雨に想う

少雨の夏が過ぎたら雨ばっかりの秋が来た。遠い秋空を仰ぎ見て思索に耽ることも無く、傘で空を遮りアスファルトの道路の水溜まりを避けながら、冷たくなっていくズボンの裾に嫌気を感じつつ日々の会議を想う毎日だ。毎日快晴なんてことになったら、要するにそこは砂漠なのだろうから、雨は恵と感謝しないといけないとは解っていても、降るなら真夜中にまとめて降れよと、叶わぬ思いを心の中で愚痴ってみたりもする。

ただ、考えてみると、雨が降るというのは重力に従っているということだ。我々とて重力があるから歩行できている。無風ならば雨は地球の中心を指しているのだ。物凄い物差しだ。ふらふらする人間よりよっぽど偉い。侘び寂びというところには到達してはいないが、心の中で偉いと思い、成すがままに地球に引かれているさまを寂びと捉えると、雨を見て侘び寂びを楽しめるかなななどと笑ってしまうと、もうそこには侘び寂びが無くなってしまう。先人の人生観の高さに脱帽するのみである。

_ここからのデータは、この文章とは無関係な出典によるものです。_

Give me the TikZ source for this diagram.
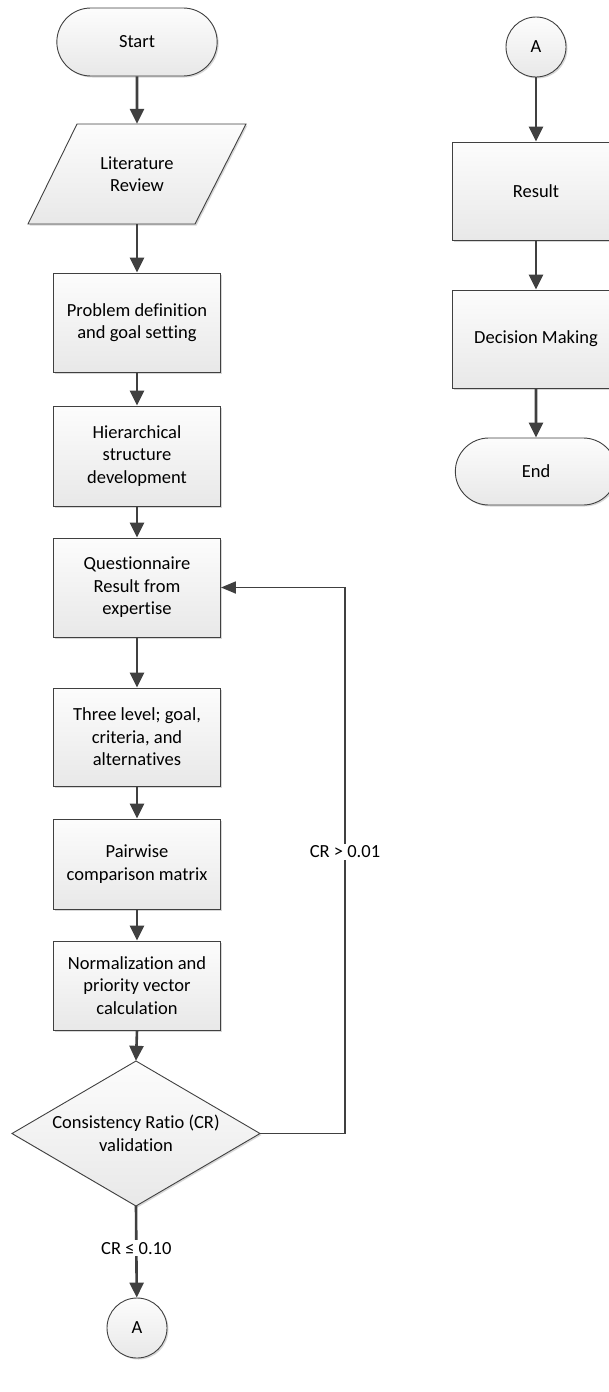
\documentclass[tikz,border=0pt]{standalone}
\usepackage{fontspec}
\setmainfont{Carlito}[Ligatures=NoCommon]
\usetikzlibrary{arrows.meta,shapes.misc,shadows,calc}
\definecolor{edgec}{HTML}{404040}
\definecolor{arrowc}{HTML}{404040}
\begin{document}
\begin{tikzpicture}[x=1pt,y=-1pt,
 font=\fontsize{18.5}{22.5}\selectfont,
 boxfill/.style={top color=black!1, bottom color=black!9, draw=edgec, line width=0.9pt,
   drop shadow={shadow xshift=1.5pt,shadow yshift=-1.5pt,fill=black!35,opacity=0.45}},
 proc/.style={boxfill, rectangle, minimum width=167pt, minimum height=99pt, align=center, inner sep=2pt},
 term/.style={boxfill, rounded rectangle, minimum width=167pt, minimum height=68pt},
 conn/.style={boxfill, circle, minimum size=60pt, inner sep=0pt},
 ghost/.style={rectangle, align=center, inner sep=0pt},
 arr/.style={draw=arrowc, line width=2.6pt, -{Triangle[width=14pt,length=15pt]}},
 arrthin/.style={draw=arrowc, line width=1.8pt, -{Triangle[width=12pt,length=15pt]}},
 lab/.style={fill=white, inner sep=2pt}
]
\useasboundingbox (0,0) rectangle (609,1392);
\clip (0,0) rectangle (609,1392);

% left column
\node[term] (start) at (137,42) {Start};
\path[boxfill] (77,124) -- (246,124) -- (195,224) -- (28,224) -- cycle;
\node[ghost, minimum width=218pt, minimum height=100pt] (lit) at (137,174) {Literature\\Review};
\node[proc] (pd) at (137,322.5) {Problem definition\\and goal setting};
\node[proc, minimum height=100pt] (hs) at (137,456) {Hierarchical\\structure\\development};
\node[proc] (q) at (137,587.5) {Questionnaire\\Result from\\expertise};
\node[proc, minimum height=98pt] (tl) at (137,737) {Three level; goal,\\criteria, and\\alternatives};
\node[proc, minimum height=90pt] (pw) at (137,864) {Pairwise\\comparison matrix};
\node[proc, minimum height=89pt] (nm) at (137,985.5) {Normalization and\\priority vector\\calculation};
\path[boxfill] (136,1061) -- (260,1133.5) -- (136,1206) -- (12,1133.5) -- cycle;
\node[ghost, minimum width=248pt, minimum height=145pt] (cr) at (136,1133.5) {Consistency Ratio (CR)\\validation};
\node[conn] (a1) at (137,1328) {A};

% right column
\node[conn] (a2) at (536,47) {A};
\node[proc, minimum width=168pt, minimum height=98pt] (res) at (536,191) {Result};
\node[proc, minimum width=168pt, minimum height=98pt] (dm) at (536,339) {Decision Making};
\node[term, minimum width=168pt, minimum height=67pt] (end) at (536,471.5) {End};

% connectors
\draw[arr] (start) -- (lit);
\draw[arr] (lit) -- (pd);
\draw[arr] (pd) -- (hs);
\draw[arr] (hs) -- (q);
\draw[arr] (q) -- (tl);
\draw[arr] (tl) -- (pw);
\draw[arr] (pw) -- (nm);
\draw[arr] (nm.south) -- (cr.north);
\draw[arr] (cr.south) -- node[lab, pos=0.46] (l2) {CR ≤ 0.10} (a1);
\coordinate (fb) at (345,1133.5);
\draw[arrthin] (cr.east) -- (fb) |- (q.east);
\node[lab] (l1) at (345,852) {CR > 0.01};

\draw[arr] (a2) -- (res);
\draw[arr] (res) -- (dm);
\draw[arr] (dm) -- (end);
\end{tikzpicture}
\end{document}
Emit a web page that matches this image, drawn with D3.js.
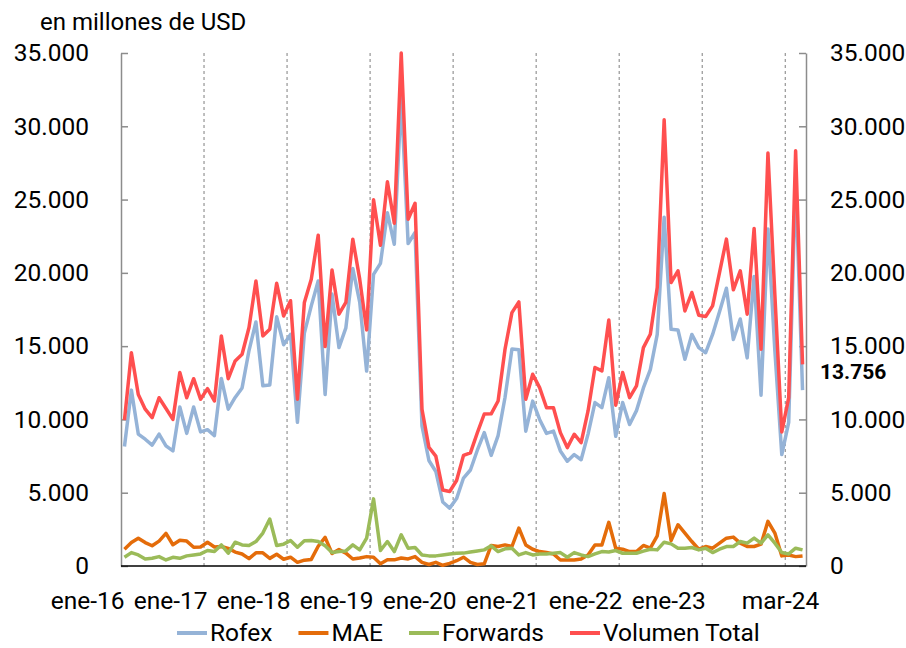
<!DOCTYPE html>
<html>
<head>
<meta charset="utf-8">
<script src="https://cdnjs.cloudflare.com/ajax/libs/d3/7.8.5/d3.min.js"></script>
<style>
  body { margin: 0; background: #fff; }
  text { font-family: Roboto, "Liberation Sans", sans-serif; fill: #000; }
</style>
</head>
<body>
<div id="chart"></div>
<script>
// monthly volumes, ene-16 .. mar-24 (millones de USD)
const rofex = [8150,12000,9000,8650,8250,9000,8200,7850,10850,9050,10850,9150,
  9300,8900,12800,10700,11500,12150,14700,16650,12300,12350,17000,15100,
  15800,9800,15900,17750,19450,11700,18550,14900,16250,20300,18000,13300,
  19900,20650,24100,21950,32000,22000,22750,9550,7200,6450,4370,3950,
  4600,6000,6550,7900,9100,7550,8900,11500,14800,14750,9200,11250,
  10000,9050,9200,7850,7150,7600,7250,9000,11150,10800,12850,8850,
  11150,9650,10600,12150,13400,15800,23800,16150,16100,14100,15800,14900,
  14550,15800,17350,18950,15450,16850,14200,19750,11650,23000,14700,7600,
  9800,26400,12000];

const mae = [1150,1600,1900,1600,1380,1700,2230,1450,1750,1700,1280,1300,
  1620,1300,1330,1200,950,820,500,900,900,520,800,460,
  600,250,400,450,1350,1950,850,1120,880,480,550,640,
  600,150,420,420,550,480,640,250,100,250,50,180,
  360,600,250,100,150,1400,1330,1440,1330,2590,1440,1145,
  985,915,825,410,410,410,480,755,1440,1440,2980,1215,
  1145,985,985,1400,1215,2060,4950,1740,2815,2245,1670,1145,
  1330,1215,1560,1900,1970,1560,1330,1330,1490,3045,2245,690,
  755,640,690];

const forwards = [595,915,755,480,525,640,410,595,525,690,755,825,
  1055,985,1440,870,1625,1440,1400,1670,2245,3205,1400,1490,
  1740,1280,1720,1740,1670,1375,915,985,1030,1440,1100,1900,
  4580,1055,1670,985,2130,1215,1260,755,690,690,755,825,
  870,880,960,1030,1100,1375,985,1170,1215,755,915,755,
  825,825,870,915,595,915,755,640,825,985,960,1055,
  870,870,870,1010,1145,1100,1625,1510,1215,1215,1260,1100,
  1215,915,1145,1330,1330,1670,1560,1900,1560,2130,1560,915,
  825,1215,1100];

const volumenTotal = [9950,14550,11700,10700,10120,11480,10750,10000,13200,11480,12780,11380,
  12100,11260,15700,12780,13990,14450,16270,19450,15700,16150,19290,17060,
  18100,11380,17980,19570,22570,14970,20200,17180,17980,22300,19570,16110,
  24980,21890,26210,23390,35000,23660,24750,10690,8100,7500,5190,5080,
  5830,7550,7720,9090,10370,10380,11260,14790,17290,18020,11380,13080,
  12170,10800,10800,9100,8080,8990,8420,10580,13540,13310,16790,10970,
  13200,11490,12290,14900,15810,19000,30440,19340,20140,17400,18660,17110,
  17020,17750,20020,22300,18840,20140,17180,23030,14790,28170,18500,9150,
  11490,28330,13756];

const seriesNames = ["Rofex", "MAE", "Forwards", "Volumen Total"];
const seriesColors = ["#95b3d7", "#e46c0a", "#9bbb59", "#ff4f4f"];
const yTicks = [0, 5000, 10000, 15000, 20000, 25000, 30000, 35000];

const months = d3.timeMonth.range(new Date(2016, 0, 1), new Date(2024, 3, 1));

const es = d3.timeFormatLocale({
  dateTime: "%x %X", date: "%d/%m/%Y", time: "%H:%M:%S",
  periods: ["AM", "PM"],
  days: ["domingo","lunes","martes","miércoles","jueves","viernes","sábado"],
  shortDays: ["dom","lun","mar","mié","jue","vie","sáb"],
  months: ["enero","febrero","marzo","abril","mayo","junio","julio","agosto","septiembre","octubre","noviembre","diciembre"],
  shortMonths: ["ene","feb","mar","abr","may","jun","jul","ago","sep","oct","nov","dic"]
});
const fmtMonth = es.format("%b-%y");
const fmtNum = d3.formatLocale({decimal: ",", thousands: ".", grouping: [3], currency: ["$", ""]}).format(",.0f");

const W = 906, H = 648;
const FS = "24.5px";
const margin = {top: 53, right: 100, bottom: 82, left: 121};
const width = W - margin.left - margin.right,
      height = H - margin.top - margin.bottom;

const svg = d3.select("#chart").append("svg")
  .attr("width", W).attr("height", H);

svg.append("text")
  .attr("x", 40).attr("y", 30)
  .style("font-size", "24px")
  .text("en millones de USD");

const g = svg.append("g")
  .attr("transform", `translate(${margin.left},${margin.top})`);

const x = d3.scaleBand()
  .domain(d3.range(months.length))
  .range([0, width]);
const xc = i => x(i) + x.bandwidth() / 2;

const y = d3.scaleLinear().domain([0, 35000]).range([height, 0]);

// dashed year separators
const janIdx = months.map((d, i) => i).filter(i => i > 0 && months[i].getMonth() === 0);
g.selectAll(".sep").data(janIdx).join("line")
  .attr("x1", i => x(i)).attr("x2", i => x(i))
  .attr("y1", 0).attr("y2", height)
  .attr("stroke", "#7f7f7f").attr("stroke-width", 1)
  .attr("stroke-dasharray", "3,3");

// axes
const yl = g.append("g")
  .call(d3.axisLeft(y).tickValues(yTicks).tickFormat(fmtNum)
    .tickSizeInner(-7).tickSizeOuter(0).tickPadding(32));
const yr = g.append("g")
  .attr("transform", `translate(${width},0)`)
  .call(d3.axisRight(y).tickValues(yTicks).tickFormat(fmtNum)
    .tickSizeInner(-7).tickSizeOuter(0).tickPadding(24));
[yl, yr].forEach(a => {
  a.select(".domain").attr("stroke", "#8c8c8c").attr("stroke-width", 1.5);
  a.selectAll(".tick line").attr("stroke", "#8c8c8c").attr("stroke-width", 1.5);
  a.selectAll("text").style("font-size", FS).attr("fill", "#000");
});
yr.selectAll("text").attr("text-anchor", "start");

g.append("line")
  .attr("x1", 0).attr("x2", width)
  .attr("y1", height).attr("y2", height)
  .attr("stroke", "#000").attr("stroke-width", 1.5);

// x labels: every January + last month
const labelIdx = months.map((d, i) => i)
  .filter(i => (months[i].getMonth() === 0 && months[i].getFullYear() < 2024) || i === months.length - 1);
g.selectAll(".xl").data(labelIdx).join("text")
  .attr("x", i => i === months.length - 1 ? xc(i) - 22 : xc(i))
  .attr("y", height + 43)
  .attr("text-anchor", i => i === months.length - 1 ? "middle" : "end")
  .style("font-size", FS)
  .text(i => fmtMonth(months[i]));

// lines
const allSeries = [rofex, mae, forwards, volumenTotal];
const line = d3.line().x((d, i) => xc(i)).y(d => y(d));
g.selectAll(".series").data(allSeries).join("path")
  .attr("fill", "none")
  .attr("stroke", (d, i) => seriesColors[i])
  .attr("stroke-width", 3.5)
  .attr("stroke-linejoin", "round")
  .attr("d", line);

// last value label
const last = volumenTotal.length - 1;
g.append("text")
  .attr("x", width + 14)
  .attr("y", y(volumenTotal[last]) + 15)
  .style("font-size", "21px")
  .style("font-weight", "bold")
  .text(fmtNum(volumenTotal[last]));

// legend
const legend = svg.append("g").attr("transform", `translate(0,${H - 15})`);
let lx = 177;
seriesNames.forEach((name, i) => {
  legend.append("line")
    .attr("x1", lx).attr("x2", lx + 30)
    .attr("y1", 0).attr("y2", 0)
    .attr("stroke", seriesColors[i]).attr("stroke-width", 4);
  const t = legend.append("text")
    .attr("x", lx + 33).attr("y", 8)
    .style("font-size", FS)
    .text(name);
  lx += 33 + t.node().getComputedTextLength() + 26;
});
</script>
</body>
</html>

うなだれて歩いていると気分も滅入る。懸命に努力しても結局は短期決戦で長期の努力が消えてしまうプロ野球の仕掛けにも滅入る。その昔は野球小僧であったが、今のプロ野球の仕組みのつまらなさには呆れかえる。頑張って一番になっても後から来た奴らに上前を跳ねられる。親方日の丸にはよくあることだが、こんなことで本当に良いのかなと、だんだん興味も薄れてきている。良い執念が実る、そんな社会が嬉しいと思っている。そうなるように努めようと思う。

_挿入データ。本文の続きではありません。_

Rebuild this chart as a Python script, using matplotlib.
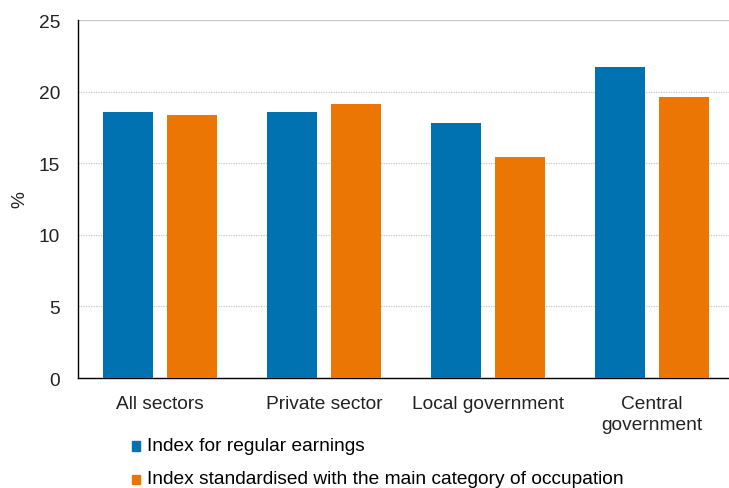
import matplotlib.pyplot as plt
import numpy as np
from matplotlib.patches import Patch, Rectangle
from matplotlib.legend_handler import HandlerPatch

plt.rcParams["font.family"] = ["Liberation Sans", "DejaVu Sans"]

categories = ["All sectors", "Private sector", "Local government", "Central\ngovernment"]
regular = [18.6, 18.6, 17.8, 21.7]
standardised = [18.4, 19.1, 15.4, 19.6]
series_names = ["Index for regular earnings",
                "Index standardised with the main category of occupation"]
yticks = [0, 5, 10, 15, 20, 25]

BLUE = "#0072b2"
ORANGE = "#eb7604"
FS = 13.8

fig = plt.figure(figsize=(7.29, 4.89), dpi=100)
ax = fig.add_axes([78 / 729, 1 - 379 / 489, (734 - 78) / 729, (379 - 21) / 489])

x = np.arange(len(categories))
w = 0.3
ax.bar(x - 0.195, regular, width=w, color=BLUE, zorder=3)
ax.bar(x + 0.195, standardised, width=w, color=ORANGE, zorder=3)

ax.set_xlim(-0.5, len(categories) - 0.5)
ax.set_ylim(0, 25)
ax.set_yticks(yticks)
ax.set_xticks(x)
ax.set_xticklabels(categories, fontsize=FS, color="#222222", linespacing=1.3)
ax.tick_params(axis="y", labelsize=FS, labelcolor="#222222", length=0, pad=13)
ax.tick_params(axis="x", length=0, pad=12.5)

for v in yticks[1:]:
    ls = "-" if v == 25 else (0, (1, 1))
    ax.axhline(v, color="#c8c8c8", linewidth=0.9, linestyle=ls, zorder=1)

for s in ["top", "right"]:
    ax.spines[s].set_visible(False)
ax.spines["left"].set_color("black")
ax.spines["bottom"].set_color("black")
ax.spines["left"].set_linewidth(1.0)
ax.spines["bottom"].set_linewidth(1.0)

ax.set_ylabel("%", fontsize=FS, color="#222222")
ax.yaxis.set_label_coords(-0.076, 0.5)


# square sitting a little lower, level with the text baseline
def low_square(legend, orig_handle, xdescent, ydescent, width, height, fontsize):
    return Rectangle((-xdescent, -ydescent - 2.2), width, height)


handles = [Patch(color=BLUE), Patch(color=ORANGE)]
fig.legend(handles, series_names, loc="upper left", bbox_to_anchor=(132 / 729, 1 - 438 / 489),
           frameon=False, fontsize=FS, handlelength=0.42, handleheight=0.42,
           handletextpad=0.35, labelspacing=0.85, borderaxespad=0, borderpad=0,
           handler_map={Patch: HandlerPatch(patch_func=low_square)})

fig.savefig("out.png", dpi=100)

最後の剣客と呼ばれる榊原鍵吉氏の墓所が四ツ谷西応寺にある。明治になっても刀を振り続け、明治天皇が趣味で開いた鉄兜を刀で割らせるという無茶苦茶な貴族主義的興行で、全国から集められた元武士3人の中、たった一人、鉄兜を割った人物。成せばなるかもしれない。成さぬと捨ててしまう人が多い中、何かを貫き成してみる。成してそれまでの努力は報われ、努力だったのだと当人は納得できるだろう。雨も降りたくて振っているのではなく、地球環境がそれを求めるから振るのであって、人間の都合などどうでも良い。いや、飲料水、食糧、諸々全てにおいて雨は有難い。有難いのだが、やっぱり夜中に振ってくれよと傘越しに空を見上げて苦笑いをした私であります。